There seems to be a “false presumption” that lawmakers will simply release the returns the moment they get them, said Rep. Lloyd Doggett (D-Texas), another Democratic tax writer who has helped lead the push to get the president’s returns.
“There is a need for a thorough review of them to see if there’s anything in them that justifies releasing them and that’s something that could take awhile to do because they are, according to the president, very complex,” he said. “I hope it’s not months, but I don’t think it will be days.”
“Until such time as that review is complete and a vote is taken to forward them to congress and the public, they will be protected.”

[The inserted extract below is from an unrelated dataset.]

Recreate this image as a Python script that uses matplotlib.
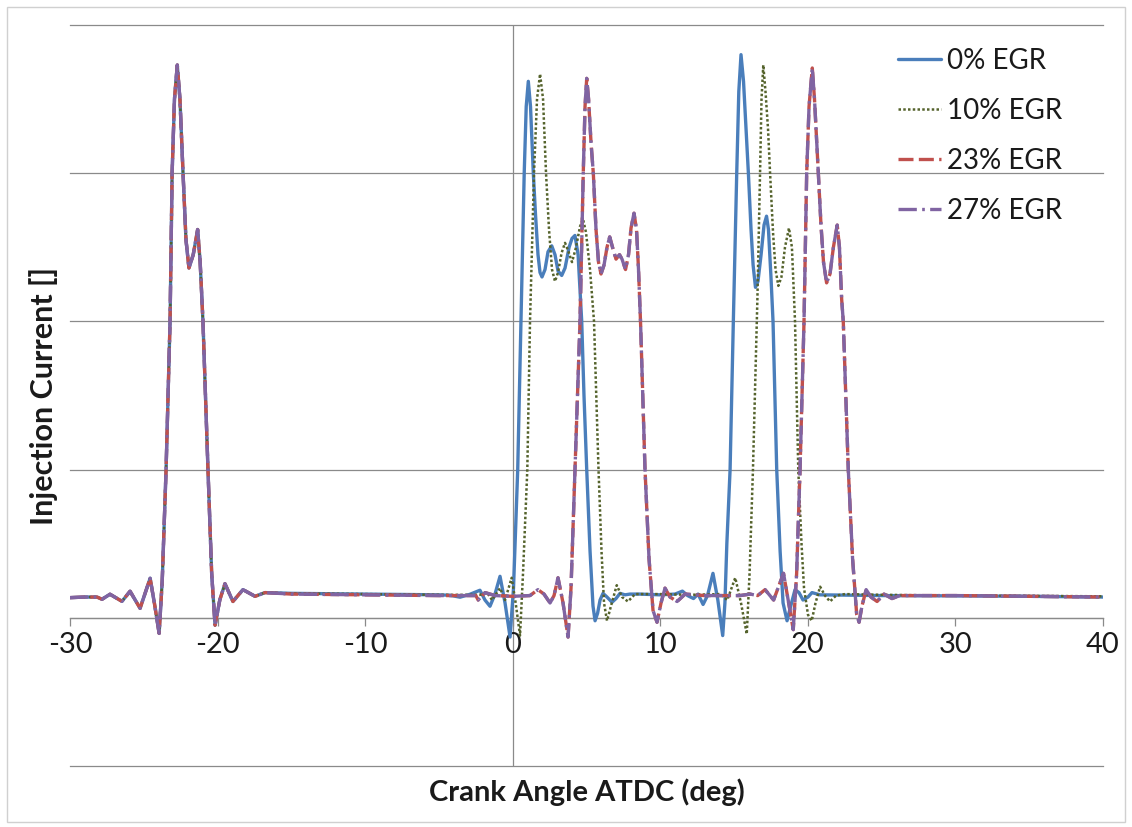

Democrats may want to redact certain information from the returns. Trump’s filings could reveal private information about other people he’s in business with who are of little interest to lawmakers, for example.
Tax veterans say the period between when Democrats get Trump’s returns and if and when they release something will be stressful for lawmakers, given the criminal penalties for even inadvertent disclosure. Democrats won’t be able to discuss even basic things about Trump’s returns, like how much he paid in taxes, what he reported earning or if he gave to charity.
“When we’ve had members in these situations before, we frequently have members say, ‘I don’t know if I want you to tell me or not, because I don’t know if I can trust myself not to say anything,’” said Rick Grafmeyer, a former deputy head of the bipartisan Joint Committee on Taxation and expert on taxpayer privacy laws.
Tax writers typically use their power to examine private tax returns to help inform the policymaking process. If they are trying to write legislation outlawing a corporate tax shelter, for example, they might look at an individual company’s tax documents to better understand how the dodge works.
Some say Democrats’ situation will be tougher than what most lawmakers deal with when it comes to taxpayer secrecy rules. Everyone will likely know Democrats have Trump’s returns and lawmakers would be besieged with questions from reporters, constituents and other lawmakers. That’s a lot different than when lawmakers quietly examine an oil company’s tax return.
Also, the Ways and Means Committee is loaded with new members who aren’t steeped in the intricacies of the tax secrecy rules — the closest analogue many say is when lawmakers received classified intelligence briefings.
“I’m sure that there will be briefings about all the ethical issues that surround this,” said Larson.
Many of the details of how exactly Democrats would handle the returns have not been worked out.
Neal could keep Trump’s documents to himself and a few close aides — and not even let other members of his panel see them. He has already said he won’t share the returns with any other committees, including the Judiciary and Oversight panels, which have been conducting their own high-profile investigations of the administration.
That would keep the circle of people who’ve seen Trump’s taxes tight — and the more people who see the returns, the more likely there will be leaks.
But many of his colleagues have been clamoring for the president’s returns for months, and will surely be unhappy to learn they won’t be able to examine them.
Another option: Lawmakers turn the filings over to the JCT and ask its staff of tax experts to analyze Trump’s returns and report back on what they find.
“They’re going to have to think carefully about how they’re going to want to do this,” said Dean Zerbe, a former Senate tax aide. “The penalties are certainly quite real.”